Commenting on the sales report,  Sohinder Gill, Director-General, SMEV, said:  “We were anticipating a good growth before the start of FY2021 but sales remained stagnant due to various reasons. Sales in the electric three- and two-wheeler segments stood low as compared to FY2020. A good thing is that people have started moving towards advanced batteries i.e. lithium. The city speed and high-speed categories in the two-wheeler segment have witnessed growth. However, a lot more needs to be done to achieve the target under the FAME II scheme. Timely intervention by the government in a form of policy change is required to fuel the growth and achieve the target by the end of FY2022.”

Challenges to greater EV adoption
According to the SMEV chief, a strong bank finance mechanism for EVs is still missing in the country. Only banks like State Bank of India and Axis, to name a few, offer loans on selected models. The government should urge banks to offer loans on EVs, which will augment sales.

There also needs to be greater awareness about green vehicles. Sohinder Gill is of the opinion that the Central and state governments can play a crucial role in motivating and encouraging citizens to adopt e-vehicles. :We have seen in the case of Delhi wherein the state government is doing a tremendous job in creating awareness, which has encouraged more people to adopt EVs,” he said.

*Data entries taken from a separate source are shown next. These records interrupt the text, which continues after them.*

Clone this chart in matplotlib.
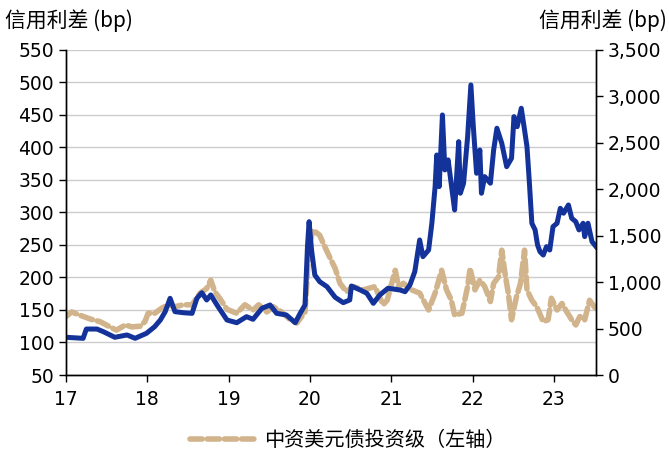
import matplotlib
matplotlib.use("Agg")
import matplotlib.pyplot as plt
import matplotlib.ticker as mticker

plt.rcParams['font.family'] = ['DejaVu Sans', 'Noto Sans CJK SC']

# IG spread (left axis, bp)
ig_t = [17.00, 17.07, 17.17, 17.30, 17.42, 17.54, 17.62, 17.73, 17.81, 17.91,
        17.97, 18.01, 18.09, 18.18, 18.26, 18.34, 18.44, 18.55, 18.65, 18.73,
        18.78, 18.83, 18.89, 18.98, 19.10, 19.20, 19.30, 19.37, 19.47, 19.55,
        19.65, 19.76, 19.84, 19.94, 19.99, 20.04, 20.12, 20.21, 20.31, 20.37,
        20.45, 20.53, 20.66, 20.80, 20.90, 20.95, 21.05, 21.09, 21.15, 21.25,
        21.35, 21.46, 21.54, 21.62, 21.68, 21.74, 21.78, 21.87, 21.94, 21.97,
        22.03, 22.09, 22.15, 22.22, 22.26, 22.32, 22.36, 22.40, 22.44, 22.48,
        22.54, 22.59, 22.64, 22.67, 22.73, 22.79, 22.87, 22.93, 22.97, 23.04,
        23.10, 23.16, 23.22, 23.27, 23.32, 23.38, 23.44, 23.51]
ig_v = [140, 147, 142, 136, 132, 124, 119, 127, 124, 125,
        132, 145, 145, 153, 158, 155, 158, 158, 176, 183,
        196, 178, 168, 151, 145, 158, 150, 158, 147, 155,
        147, 135, 130, 147, 250, 273, 265, 240, 214, 191,
        178, 186, 181, 186, 158, 165, 211, 186, 191, 181,
        176, 150, 176, 211, 181, 165, 142, 145, 186, 214,
        181, 196, 186, 163, 191, 201, 242, 206, 176, 135,
        170, 191, 242, 181, 165, 155, 132, 135, 168, 150,
        160, 147, 135, 127, 140, 135, 165, 153]

# HY spread (right axis, bp)
hy_t = [17.00, 17.21, 17.25, 17.38, 17.46, 17.60, 17.75, 17.85, 17.99, 18.09,
        18.16, 18.22, 18.28, 18.34, 18.44, 18.55, 18.61, 18.67, 18.73, 18.78,
        18.87, 18.98, 19.10, 19.22, 19.30, 19.41, 19.51, 19.59, 19.71, 19.82,
        19.88, 19.94, 19.97, 19.99, 20.02, 20.06, 20.12, 20.21, 20.31, 20.41,
        20.49, 20.51, 20.62, 20.70, 20.78, 20.86, 20.96, 21.11, 21.17, 21.23,
        21.29, 21.35, 21.39, 21.46, 21.50, 21.54, 21.56, 21.59, 21.63, 21.66,
        21.70, 21.74, 21.78, 21.83, 21.85, 21.89, 21.94, 21.98, 22.01, 22.05,
        22.09, 22.11, 22.15, 22.22, 22.26, 22.30, 22.36, 22.42, 22.48, 22.51,
        22.55, 22.60, 22.64, 22.67, 22.70, 22.73, 22.77, 22.80, 22.83, 22.87,
        22.91, 22.95, 22.99, 23.04, 23.08, 23.12, 23.18, 23.22, 23.27, 23.31,
        23.36, 23.38, 23.42, 23.47, 23.52]
hy_v = [406, 395, 495, 495, 466, 406, 431, 395, 449, 520,
        592, 682, 826, 682, 671, 664, 826, 886, 808, 862,
        736, 592, 563, 628, 600, 718, 754, 664, 646, 563,
        664, 754, 1382, 1651, 1346, 1077, 1005, 951, 837, 779,
        808, 958, 915, 880, 772, 862, 934, 915, 897, 969,
        1113, 1454, 1274, 1346, 1634, 2028, 2369, 2028, 2800, 2208,
        2316, 2046, 1777, 2513, 1957, 2065, 2567, 3123, 2674, 2172,
        2423, 1957, 2136, 2065, 2423, 2657, 2495, 2243, 2334, 2782,
        2674, 2872, 2639, 2459, 2065, 1634, 1562, 1400, 1328, 1292,
        1382, 1346, 1597, 1634, 1795, 1742, 1831, 1688, 1651, 1562,
        1634, 1490, 1634, 1436, 1382]

years = [17, 18, 19, 20, 21, 22, 23]

tan = '#D2B48C'
navy = '#14339A'

fig = plt.figure(figsize=(6.69, 4.54), dpi=100)
ax = fig.add_axes([0.0987, 0.174, 0.7923, 0.716])
ax2 = ax.twinx()

line_ig, = ax.plot(ig_t, ig_v, color=tan, lw=4.0, linestyle=(0, (2.2, 0.9)),
                   dash_capstyle='round', label='中资美元债投资级（左轴）')
ax2.plot(hy_t, hy_v, color=navy, lw=3.6, solid_joinstyle='round')

ax.set_xlim(17, 23.52)
ax.set_ylim(50, 550)
ax2.set_ylim(0, 3500)
ax.set_yticks(range(50, 551, 50))
ax2.set_yticks(range(0, 3501, 500))
ax2.yaxis.set_major_formatter(mticker.StrMethodFormatter('{x:,.0f}'))
ax.set_xticks(years)
ax.set_xticklabels([str(y) for y in years])

ax.grid(axis='y', color='#CCCCCC', linewidth=1.0)
ax.set_axisbelow(True)

for a in (ax, ax2):
    a.spines['top'].set_visible(False)
    a.tick_params(labelsize=13.5, length=5, width=1.0, direction='out', colors='black')
    for s in ('left', 'right', 'bottom'):
        a.spines[s].set_linewidth(1.0)
ax.tick_params(axis='x', pad=6)

cjk = ['Noto Sans CJK SC', 'DejaVu Sans']
fig.text(0.008, 0.955, '信用利差 (bp)', fontsize=15, family=cjk, va='center', ha='left')
fig.text(0.997, 0.955, '信用利差 (bp)', fontsize=15, family=cjk, va='center', ha='right')

fig.legend(handles=[line_ig], loc='center', bbox_to_anchor=(0.52, 0.03),
           frameon=False, prop={'family': cjk, 'size': 14.5},
           handlelength=3.2, handletextpad=0.5)

fig.savefig('out.png', dpi=100)
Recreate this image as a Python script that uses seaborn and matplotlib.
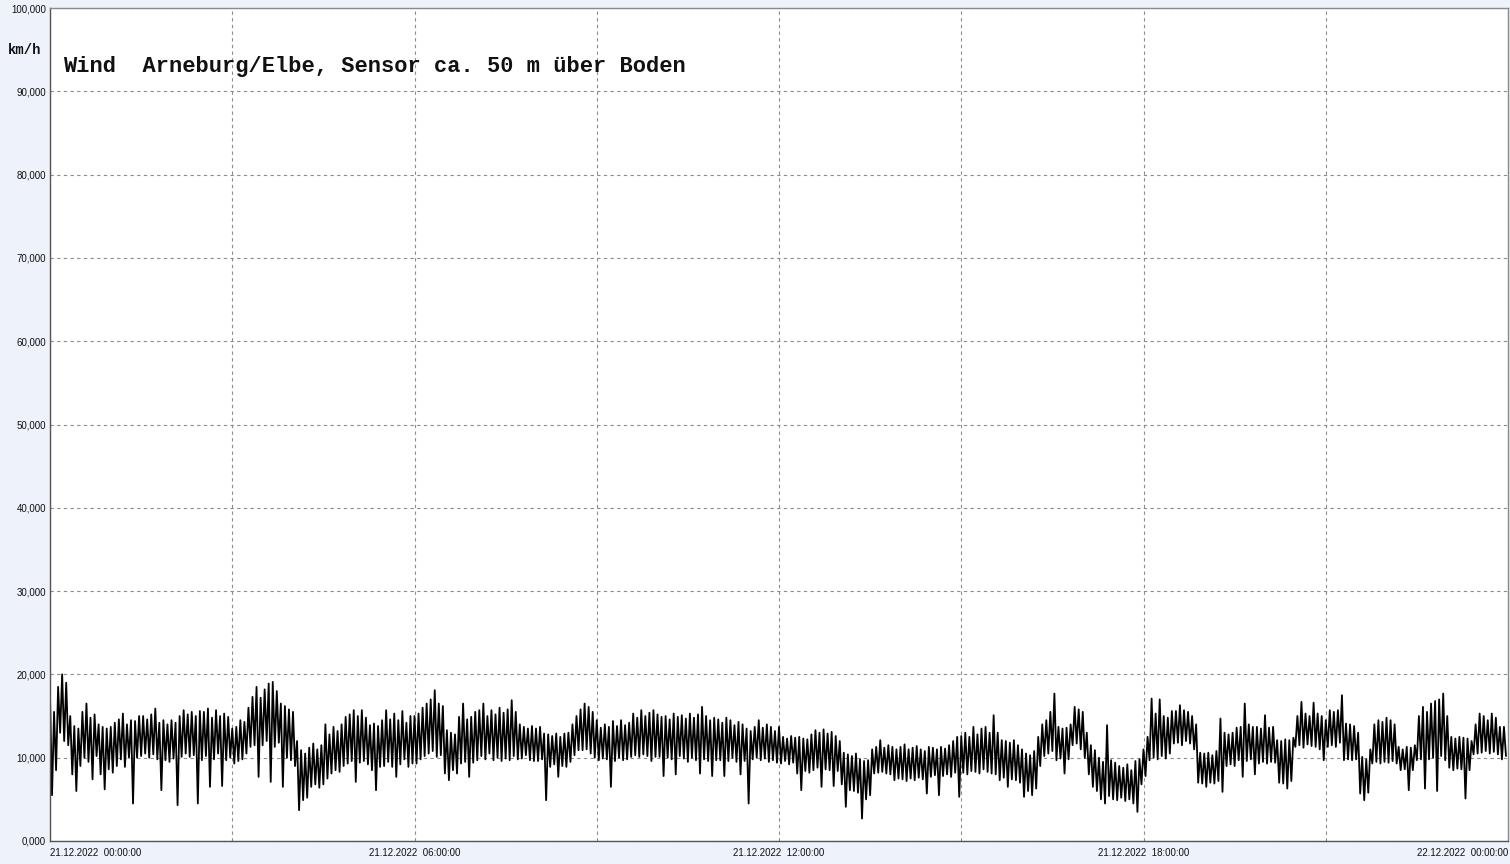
import pandas as pd
import seaborn as sns
import matplotlib.pyplot as plt
import matplotlib.dates as mdates
from matplotlib.ticker import MultipleLocator, FuncFormatter

wind = [
    17.5, 5.5, 15.5, 8.5, 18.5, 13.0, 20.0, 12.0, 19.0, 11.5, 15.0, 8.0, 13.8, 6.0, 13.5,
    9.0, 15.5, 10.0, 16.5, 9.5, 14.8, 7.4, 15.2, 10.2, 14.0, 8.0, 13.7, 6.2, 13.5, 8.6,
    13.7, 8.2, 14.2, 9.0, 14.6, 9.8, 15.3, 8.9, 14.0, 10.0, 14.5, 4.5, 14.4, 10.0, 15.0,
    10.2, 15.0, 10.5, 14.6, 10.0, 15.2, 10.4, 15.9, 9.8, 14.2, 6.1, 14.5, 9.7, 14.0, 9.5,
    14.5, 9.9, 14.2, 4.3, 15.0, 10.1, 15.7, 10.5, 15.2, 10.1, 15.5, 10.3, 15.0, 4.5, 15.6,
    9.7, 15.5, 10.2, 15.9, 6.5, 14.8, 9.8, 15.7, 10.5, 15.0, 6.6, 15.3, 9.7, 14.9, 10.0,
    13.5, 9.3, 13.7, 9.6, 14.5, 9.8, 14.3, 10.5, 16.0, 11.3, 17.3, 11.5, 18.5, 7.7, 17.2,
    11.5, 18.2, 12.0, 18.9, 7.1, 19.1, 11.3, 18.0, 11.8, 16.5, 6.5, 16.2, 10.0, 15.8, 9.7,
    15.5, 9.0, 12.0, 3.7, 10.9, 4.9, 10.5, 5.2, 11.2, 6.5, 11.7, 6.8, 11.0, 6.4, 11.5,
    6.8, 14.0, 7.5, 12.8, 8.1, 13.7, 8.5, 13.2, 8.3, 14.0, 9.0, 14.9, 9.3, 15.2, 9.6,
    15.7, 7.1, 15.0, 9.4, 15.7, 9.6, 14.8, 9.2, 13.9, 8.5, 14.1, 6.1, 13.8, 8.9, 14.5,
    9.0, 15.7, 9.5, 14.6, 8.9, 15.3, 7.7, 14.5, 9.2, 15.6, 9.8, 14.2, 8.9, 15.0, 9.3,
    15.0, 9.3, 15.3, 9.8, 16.0, 10.2, 16.5, 10.5, 17.0, 10.8, 18.1, 10.1, 16.5, 10.3, 16.2,
    8.1, 13.3, 7.3, 13.0, 8.5, 12.8, 8.1, 14.9, 9.3, 16.5, 9.5, 14.6, 7.7, 14.9, 9.4,
    15.5, 9.7, 15.7, 10.2, 16.5, 9.8, 15.0, 10.5, 15.7, 9.7, 15.2, 10.0, 16.0, 9.6, 15.4,
    9.9, 15.8, 9.7, 16.9, 10.2, 15.5, 9.8, 14.0, 9.9, 13.7, 10.3, 13.5, 9.7, 13.8, 9.6,
    13.5, 9.6, 13.7, 9.8, 12.9, 4.9, 12.8, 8.9, 12.6, 9.2, 12.9, 7.7, 12.5, 9.0, 12.9,
    8.9, 13.0, 9.5, 14.0, 10.3, 15.0, 10.9, 15.8, 10.9, 16.5, 11.0, 16.1, 10.5, 15.5, 10.0,
    14.5, 9.7, 13.6, 9.9, 14.0, 9.8, 13.7, 6.5, 14.4, 9.6, 13.8, 10.0, 14.5, 9.7, 13.9,
    9.8, 14.2, 10.1, 15.3, 10.3, 14.8, 10.1, 15.7, 10.4, 15.0, 10.2, 15.4, 9.6, 15.7, 10.1,
    15.2, 10.1, 14.9, 7.8, 15.0, 10.0, 14.6, 9.8, 15.3, 8.0, 14.9, 10.2, 15.1, 9.9, 14.7,
    9.5, 15.3, 10.0, 14.8, 9.7, 15.2, 8.1, 16.1, 9.8, 15.0, 9.6, 14.5, 7.8, 14.8, 9.7,
    14.6, 9.7, 14.2, 7.8, 14.8, 9.6, 14.5, 10.0, 13.9, 9.5, 14.3, 8.0, 14.0, 9.6, 13.5,
    4.5, 13.2, 9.8, 13.7, 10.0, 14.5, 9.7, 13.6, 9.9, 14.0, 9.5, 13.7, 9.7, 13.2, 9.4,
    13.7, 9.3, 12.5, 9.6, 12.3, 9.2, 12.6, 9.4, 12.4, 8.1, 12.5, 6.1, 12.3, 8.4, 12.2,
    8.2, 12.8, 8.5, 13.3, 8.8, 13.0, 6.5, 13.4, 8.6, 12.9, 8.5, 13.1, 6.6, 12.6, 8.4,
    12.0, 6.8, 10.6, 4.1, 10.4, 6.1, 10.2, 6.0, 10.5, 5.8, 9.8, 2.7, 9.6, 5.0, 9.7,
    5.5, 11.0, 8.1, 11.3, 8.2, 12.1, 8.3, 11.2, 8.1, 11.5, 8.0, 11.3, 7.3, 11.0, 7.5,
    11.3, 7.4, 11.6, 7.2, 11.0, 7.5, 11.2, 7.3, 11.4, 7.6, 11.0, 7.4, 10.8, 5.7, 11.3,
    7.7, 11.2, 7.9, 11.0, 5.5, 11.3, 7.8, 11.1, 8.0, 11.5, 7.7, 12.0, 8.2, 12.5, 5.3,
    12.6, 8.2, 13.0, 8.0, 12.5, 8.4, 13.7, 8.3, 12.8, 8.1, 13.5, 8.6, 13.7, 8.3, 13.0,
    8.1, 15.1, 8.0, 13.0, 7.3, 12.1, 7.6, 12.0, 6.5, 11.8, 7.4, 12.1, 7.3, 11.5, 7.0,
    11.0, 5.3, 10.5, 6.0, 10.3, 5.5, 10.8, 6.3, 12.5, 9.0, 14.0, 10.2, 14.5, 10.5, 15.5,
    10.8, 17.7, 9.7, 13.7, 9.9, 13.5, 8.1, 13.6, 9.8, 14.0, 11.5, 16.1, 11.7, 15.8, 11.0,
    15.5, 10.0, 13.0, 8.0, 11.5, 6.5, 10.9, 6.0, 10.0, 5.0, 9.5, 4.5, 13.9, 5.4, 9.7,
    5.0, 9.4, 4.9, 9.0, 5.2, 8.8, 4.8, 9.2, 5.0, 8.5, 4.5, 9.6, 3.5, 9.8, 6.8,
    11.0, 7.8, 12.5, 9.7, 17.1, 10.0, 15.3, 9.8, 17.0, 10.2, 15.0, 9.9, 14.8, 10.5, 15.6,
    11.7, 15.6, 11.8, 16.3, 11.5, 15.7, 12.0, 15.5, 11.7, 15.0, 11.0, 14.0, 7.0, 10.6, 6.9,
    10.5, 6.5, 10.6, 7.0, 10.3, 6.9, 10.8, 7.2, 14.7, 5.9, 13.0, 9.0, 12.8, 9.2, 13.0,
    9.0, 13.6, 9.7, 13.7, 7.7, 16.5, 9.6, 14.0, 9.8, 13.7, 8.0, 13.7, 9.3, 13.5, 9.5,
    15.1, 9.3, 13.6, 9.5, 13.7, 9.4, 12.1, 7.0, 12.0, 6.9, 12.2, 6.3, 12.1, 7.2, 12.4,
    11.3, 15.0, 11.5, 16.7, 11.2, 15.3, 11.6, 15.0, 11.4, 16.6, 11.3, 15.3, 11.0, 15.0, 9.7,
    14.5, 11.3, 15.7, 11.5, 15.5, 11.3, 15.7, 11.8, 17.5, 9.7, 14.1, 9.8, 14.0, 9.7, 13.8,
    9.8, 13.0, 5.7, 10.1, 4.9, 9.8, 5.8, 11.0, 9.3, 14.0, 9.5, 14.5, 9.3, 14.3, 9.5,
    14.8, 9.4, 14.5, 9.6, 14.0, 9.3, 11.3, 8.5, 11.0, 8.6, 11.3, 6.1, 11.2, 8.5, 11.5,
    9.7, 15.0, 9.8, 16.1, 6.3, 15.5, 9.8, 16.5, 10.0, 16.8, 6.0, 17.0, 10.2, 17.7, 9.7,
    15.0, 8.8, 12.5, 8.5, 12.3, 8.7, 12.5, 8.6, 12.4, 5.1, 12.3, 8.5, 12.0, 10.4, 14.0,
    10.5, 15.3, 10.6, 15.0, 10.8, 14.5, 10.5, 15.3, 10.7, 14.8, 10.4, 13.7, 9.8, 13.7, 10.2,
]
start = "2022-12-21 00:00"
end = "2022-12-22 00:00"
title = "Wind  Arneburg/Elbe, Sensor ca. 50 m über Boden"
unit = "km/h"

df = pd.DataFrame({
    "Zeit": pd.date_range(start, periods=len(wind), freq="2min"),
    "Wind": wind,
})

sns.set_style("white")
plt.rcParams["font.family"] = ["Liberation Sans", "DejaVu Sans"]

fig = plt.figure(figsize=(15.1, 8.64), dpi=100, facecolor="#eef2fa")
ax = fig.add_axes([50 / 1510, 23 / 864, 1458 / 1510, 833 / 864])
ax.set_facecolor("white")

sns.lineplot(data=df, x="Zeit", y="Wind", color="black", linewidth=1.3, ax=ax)

ax.set_xlim(pd.Timestamp(start), pd.Timestamp(end))
ax.set_ylim(0, 100)

# Achsen / Gitter
ax.xaxis.set_major_locator(MultipleLocator(1 / 8))     # alle 3 h
ax.xaxis.set_minor_locator(MultipleLocator(1 / 32))    # alle 45 min


def xfmt(v, pos):
    d = mdates.num2date(v)
    if d.hour % 6 == 0 and d.minute == 0:
        return d.strftime("%d.%m.%Y  %H:%M:%S")
    return ""


ax.xaxis.set_major_formatter(FuncFormatter(xfmt))
ax.yaxis.set_major_locator(MultipleLocator(10))
ax.yaxis.set_minor_locator(MultipleLocator(2.5))
ax.yaxis.set_major_formatter(FuncFormatter(lambda v, p: f"{v:.3f}".replace(".", ",")))

ax.grid(True, which="major", color="#8c8c8c", linestyle=(0, (3, 3)), linewidth=0.8)
ax.tick_params(axis="x", which="major", length=0, pad=5, labelsize=7, labelcolor="#111111")
ax.tick_params(axis="x", which="minor", direction="in", length=4, color="#777777")
ax.tick_params(axis="y", which="major", direction="in", length=5, pad=3, labelsize=7,
               color="#777777", labelcolor="#111111")
ax.tick_params(axis="y", which="minor", direction="in", length=4, color="#777777")

for s in ax.spines.values():
    s.set_color("#8a8a8a")
    s.set_linewidth(1.0)
ax.spines["left"].set_color("#555555")
ax.spines["bottom"].set_color("#555555")

ax.set_xlabel("")
ax.set_ylabel("")

fig.canvas.draw()
xl = [t for t in ax.get_xticklabels() if t.get_text()]
xl[0].set_ha("left")
xl[-1].set_ha("right")
yl = ax.get_yticklabels()
yl[0].set_va("bottom")
yl[-1].set_va("top")

ax.text(0.009, 0.930, title, transform=ax.transAxes, fontsize=15.8, fontweight="bold",
        family="Liberation Mono", va="center", ha="left", color="#111111")
fig.text(25 / 1510, 1 - 50 / 864, unit, fontsize=10, fontweight="bold",
         family="Liberation Mono", va="center", ha="center", color="#111111")

plt.savefig("out.png", dpi=100, facecolor=fig.get_facecolor())
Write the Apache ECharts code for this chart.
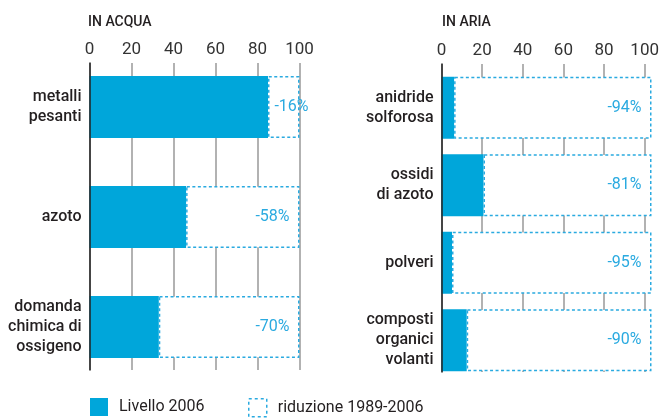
<!DOCTYPE html>
<html><head><meta charset="utf-8">
<script src="https://cdn.jsdelivr.net/npm/echarts@6/dist/echarts.min.js"></script>
<style>html,body{margin:0;padding:0;background:#fff}#c{width:662px;height:418px}</style>
</head><body><div id="c"></div>
<script>
const categoriesAcqua = ['metalli\npesanti', 'azoto', 'domanda\nchimica di\nossigeno'];
const livelloAcqua = [85, 46, 33];
const riduzioneAcqua = ['-16%', '-58%', '-70%'];
const categoriesAria = ['anidride\nsolforosa', 'ossidi\ndi azoto', 'polveri', 'composti\norganici\nvolanti'];
const livelloAria = [6, 20, 5, 12];
const riduzioneAria = ['-94%', '-81%', '-95%', '-90%'];
const xMin = 0, xMax = 100, xStep = 20;
const titles = ['IN ACQUA', 'IN ARIA'];

const BLUE = '#00a6da';
const LBLUE = '#2aaae0';
const FONT = 'Roboto';

const chart = echarts.init(document.getElementById('c'));

function remainder(vals, offsets) {
  return vals.map((v, i) => {
    const item = { value: xMax - v };
    if (offsets && offsets[i]) item.label = { offset: offsets[i] };
    return item;
  });
}

const catAxis = (data, gi) => ({
  type: 'category', gridIndex: gi, data: data, inverse: true,
  axisLine: { show: false }, axisTick: { show: false },
  axisLabel: { color: '#231f20', fontFamily: FONT, fontSize: 16, fontWeight: 500, lineHeight: 20, margin: 8, align: 'right' }
});
const hiddenX = gi => ({ type: 'value', gridIndex: gi, min: xMin, max: xMax, show: false });
const lineX = gi => ({
  type: 'value', gridIndex: gi, min: xMin, max: xMax, interval: xStep, position: 'top',
  axisLine: { show: false }, axisTick: { show: false },
  axisLabel: { color: '#333', fontFamily: FONT, fontSize: 17, margin: 5 },
  splitLine: { show: true, lineStyle: { color: '#999', width: 1.5 } }
});
const lineY = gi => ({
  type: 'value', gridIndex: gi, min: 0, max: 1, z: 5,
  axisLine: { show: true, lineStyle: { color: '#222', width: 1.5 } },
  axisTick: { show: false }, axisLabel: { show: false }, splitLine: { show: false }
});

const livelloStyle = { color: BLUE };
const ridStyle = { color: '#fff', borderColor: LBLUE, borderWidth: 1.5, borderType: [3, 2.5] };
const ridLabel = arr => ({
  show: true, position: 'insideRight', distance: 10, color: LBLUE, fontFamily: FONT, fontSize: 16,
  formatter: p => arr[p.dataIndex]
});
const legendText = { fontFamily: FONT, fontSize: 16, color: '#231f20', padding: [0, 0, 0, 6] };

const option = {
  animation: false,
  title: [
    { text: titles[0], left: 83, top: 10, textStyle: { fontFamily: FONT, fontSize: 14, fontWeight: 500, color: '#231f20' } },
    { text: titles[1], left: 437, top: 10, textStyle: { fontFamily: FONT, fontSize: 14, fontWeight: 500, color: '#231f20' } }
  ],
  grid: [
    { left: 89.5, width: 210, top: 52, height: 330 },
    { left: 89.5, width: 210, top: 63, height: 307 },
    { left: 441.5, width: 210, top: 69, height: 310 },
    { left: 441.5, width: 210, top: 64, height: 308 }
  ],
  xAxis: [hiddenX(0), lineX(1), hiddenX(2), lineX(3)],
  yAxis: [catAxis(categoriesAcqua, 0), lineY(1), catAxis(categoriesAria, 2), lineY(3)],
  legend: [
    { data: ['Livello 2006'], left: 90, top: 398, padding: 0, itemWidth: 18, itemHeight: 18, icon: 'rect',
      itemStyle: { color: BLUE, borderWidth: 0 }, textStyle: legendText },
    { data: ['riduzione 1989-2006'], left: 248, top: 398, padding: 0, itemWidth: 18, itemHeight: 18, icon: 'rect',
      itemStyle: { color: '#fff', borderColor: LBLUE, borderWidth: 1.5, borderType: [3, 3] }, textStyle: legendText }
  ],
  series: [
    { name: 'Livello 2006', type: 'bar', stack: 'a', xAxisIndex: 0, yAxisIndex: 0, barWidth: 62,
      data: livelloAcqua, itemStyle: livelloStyle },
    { name: 'riduzione 1989-2006', type: 'bar', stack: 'a', xAxisIndex: 0, yAxisIndex: 0, barWidth: 62,
      data: remainder(livelloAcqua, [[19, 0]]), itemStyle: ridStyle, label: ridLabel(riduzioneAcqua) },
    { name: 'Livello 2006', type: 'bar', stack: 'b', xAxisIndex: 2, yAxisIndex: 2, barWidth: 62,
      data: livelloAria, itemStyle: livelloStyle },
    { name: 'riduzione 1989-2006', type: 'bar', stack: 'b', xAxisIndex: 2, yAxisIndex: 2, barWidth: 62,
      data: remainder(livelloAria), itemStyle: ridStyle, label: ridLabel(riduzioneAria) }
  ]
};
chart.setOption(option);
</script></body></html>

A big positive, and a recent one at that, is the growing demand for EVs from the booming e-commerce sector in India. The need for last-mile mobility and cost-efficient logistics means e-commerce firms see EVs being cheaper to maintain compared to ICE vehicles. Recent moves in this direction are Amazon India and Flipkart confirming plans to use EVs in their fleet of delivery vehicles.

What augurs well for the long-term future of e-mobility in the country is that a number of states, including Delhi, Maharashtra, Andhra Pradesh, Bihar, Chandigarh, Haryana, Karnataka, Kerala, Madhya Pradesh, Odisha, Meghalaya Punjab, Tamil Nadu, Telangana, Uttar Pradesh and Uttarakhand have rolled out their EV policies. However, some states are yet to implement the policy. “The early implementation of state-level policy could assist in creating a larger ecosystem in the country that would help the industry to grow at a much faster pace. Additionally, the state government policy should be focused on demand generation for the initial period that would help in getting more volumes on the road,” said Gill.

Yet another positive is the fast-growing EV charging infrastructure in India. At present, around, 1,300 charging stations have been set up and a number of leading players like Tata Power have announced rapid expansion plans. Other corporates have also ventured into the segment and begun installing charging stations across the country. It is expected that by 2026, India should have a robust charging infrastructure in place.